除夜の鐘


 今年一年をふりかえり、来る年の平安を静かに祈る大晦日。夜11時45分から除夜の鐘をつき始めます。山寺の潮音院で静かな年の瀬を迎えられてはいかがでしょう。除夜の鐘をつかれる時は、鐘楼堂の入り口で粗品をいただかれてから鐘をつきます。合掌をして梵鐘に軽く頭を下げてから突くとよろしいでしょう。突き終わったら、再度合掌をしながら頭を下げ退堂します。もっと鐘を突きたいと思われる方は、行列の後尾へ並び直されたら、何度でも鐘突きができますよ。

 新年を迎えますと、本堂では元朝祈願祭が始まります。
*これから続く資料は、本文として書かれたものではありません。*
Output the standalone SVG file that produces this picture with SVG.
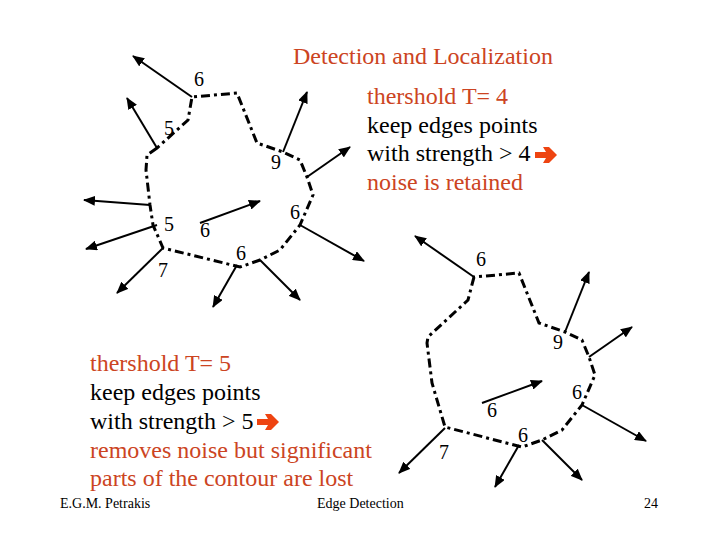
<svg xmlns="http://www.w3.org/2000/svg" width="720" height="540" viewBox="0 0 720 540">
<style>
.t{font-family:"Liberation Serif","Times New Roman",serif;font-size:24px}
.o{fill:#cc4422}
.k{fill:#000}
.n{font-family:"Liberation Serif","Times New Roman",serif;font-size:20px;fill:#000;text-anchor:middle}
.f{font-family:"Liberation Serif","Times New Roman",serif;font-size:14px;fill:#000}
.c{fill:none;stroke:#000;stroke-width:3;stroke-dasharray:9 4 3 4;stroke-linejoin:miter}
.a{stroke:#000;stroke-width:2;fill:none;marker-end:url(#ah)}
.l{stroke:#000;stroke-width:2;fill:none}
</style>
<defs>
<marker id="ah" markerUnits="userSpaceOnUse" markerWidth="12" markerHeight="10" refX="11" refY="5" orient="auto">
<path d="M0,0 L12,5 L0,10 Z" fill="#000"/>
</marker>
<polygon id="oa" points="0,-3 11,-3 8,-8 14,-8 22,0 14,8 8,8 11,3 0,3" fill="#ee4411"/>
</defs>
<rect width="720" height="540" fill="#fff"/>
<text class="t o" x="293" y="64">Detection and Localization</text>
<g id="text1">
<text class="t o" x="367" y="104">thershold T= 4</text>
<text class="t k" x="367" y="133">keep edges points</text>
<text class="t k" x="367" y="161">with strength &gt; 4</text>
<use href="#oa" x="535" y="155"/>
<text class="t o" x="367" y="190">noise is retained</text>
</g>
<g id="text2">
<text class="t o" x="90" y="371">thershold T= 5</text>
<text class="t k" x="90" y="400">keep edges points</text>
<text class="t k" x="90" y="429">with strength &gt; 5</text>
<use href="#oa" x="257" y="422"/>
<text class="t o" x="90" y="458">removes noise but significant</text>
<text class="t o" x="90" y="486">parts of the contour are lost</text>
</g>
<g id="contour1">
<path class="c" d="M157,148 L147,155 L146,170 L150,205 L153,225 L163,248 L240,267 L260,260 L280,250 L300,225 L313,195 L307,177 L300,160 L283,152 L257,143 L237,93 L192,97 L188,120 Z"/>
<g id="arrows1">
<line class="a" x1="192" y1="97" x2="133" y2="56"/>
<line class="a" x1="157" y1="148" x2="127" y2="98"/>
<line class="a" x1="283" y1="152" x2="307" y2="92"/>
<line class="a" x1="307" y1="177" x2="350" y2="147"/>
<line class="a" x1="300" y1="225" x2="364" y2="261"/>
<line class="a" x1="260" y1="260" x2="300" y2="300"/>
<line class="a" x1="237" y1="265" x2="213" y2="307"/>
<line class="a" x1="163" y1="248" x2="117" y2="293"/>
<line class="a" x1="157" y1="225" x2="86" y2="249"/>
<line class="a" x1="150" y1="205" x2="84" y2="200"/>
<line class="a" x1="200" y1="223" x2="260" y2="201"/>
</g>
<text class="n" x="199" y="86">6</text>
<text class="n" x="169" y="135">5</text>
<text class="n" x="276" y="169">9</text>
<text class="n" x="169" y="231">5</text>
<text class="n" x="205" y="237">6</text>
<text class="n" x="163" y="277">7</text>
<text class="n" x="241" y="260">6</text>
<text class="n" x="295" y="219">6</text>
</g>
<g id="contour2" transform="translate(282,180)">
<path class="c" d="M192,97 L186,120 L146,157 L145,163 L150,203 L163,247 L240,267 L260,260 L280,250 L300,225 L313,195 L307,177 L300,160 L283,152 L257,143 L237,93 Z"/>
<g id="arrows2">
<line class="a" x1="192" y1="97" x2="133" y2="56"/>
<line class="a" x1="283" y1="152" x2="307" y2="92"/>
<line class="a" x1="307" y1="177" x2="350" y2="147"/>
<line class="a" x1="300" y1="225" x2="364" y2="261"/>
<line class="a" x1="260" y1="260" x2="300" y2="300"/>
<line class="a" x1="237" y1="265" x2="213" y2="307"/>
<line class="a" x1="163" y1="248" x2="117" y2="293"/>
<line class="a" x1="200" y1="223" x2="260" y2="201"/>
</g>
<text class="n" x="199" y="86">6</text>
<text class="n" x="276" y="169">9</text>
<text class="n" x="210" y="237">6</text>
<text class="n" x="162" y="279">7</text>
<text class="n" x="241" y="262">6</text>
<text class="n" x="295" y="219">6</text>
</g>
<text class="f" x="60" y="508">E.G.M. Petrakis</text>
<text class="f" x="317" y="508">Edge Detection</text>
<text class="f" x="644" y="508">24</text>
</svg>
静寂な本堂に太鼓の音が鳴り響き、新年の到来に心引き締まるひとときです。引き続きご参列下さい。

 

 <百八煩悩を滅する除夜の鐘>・・・煩悩とは、自分を悩ませるもの、苦しみの原因、心を乱す欲望の総称です。108という数は、仏教を論じる論書に『アビダルマコーシャ・「倶舎論」(くしゃろん)』というのがあって、その中に煩悩のことを九十八随眠(ずいめん)というふうに98種類に分類してあるんです。でさらに、十纏(じってん)という従属的な煩悩を10種類数えます。そういうわけで、98+10=108と数えるそうなんです。仏教の数え方って、独特なんですよね。チャートの下にあるコンテンツまで含めて数えたりするから単純ではありません。たとえば四苦八苦。これ普通ですと、四つの苦しみと八つの苦しみかと考えるけれども、実は八苦の中に四苦は含まれているんですよね。

 まあともあれ、この108の煩悩の数を除夜の鐘では突くわけです。それで、実は正しい突き方があります。それは、新年を迎える前に107つの鐘を突いて、残りの1つは新年になってから突くと。これが正しい突き方といわれています。行く年の煩悩を除いて、今年一年の災いを突き除く、そんな思いから来るしきたりでしょうか。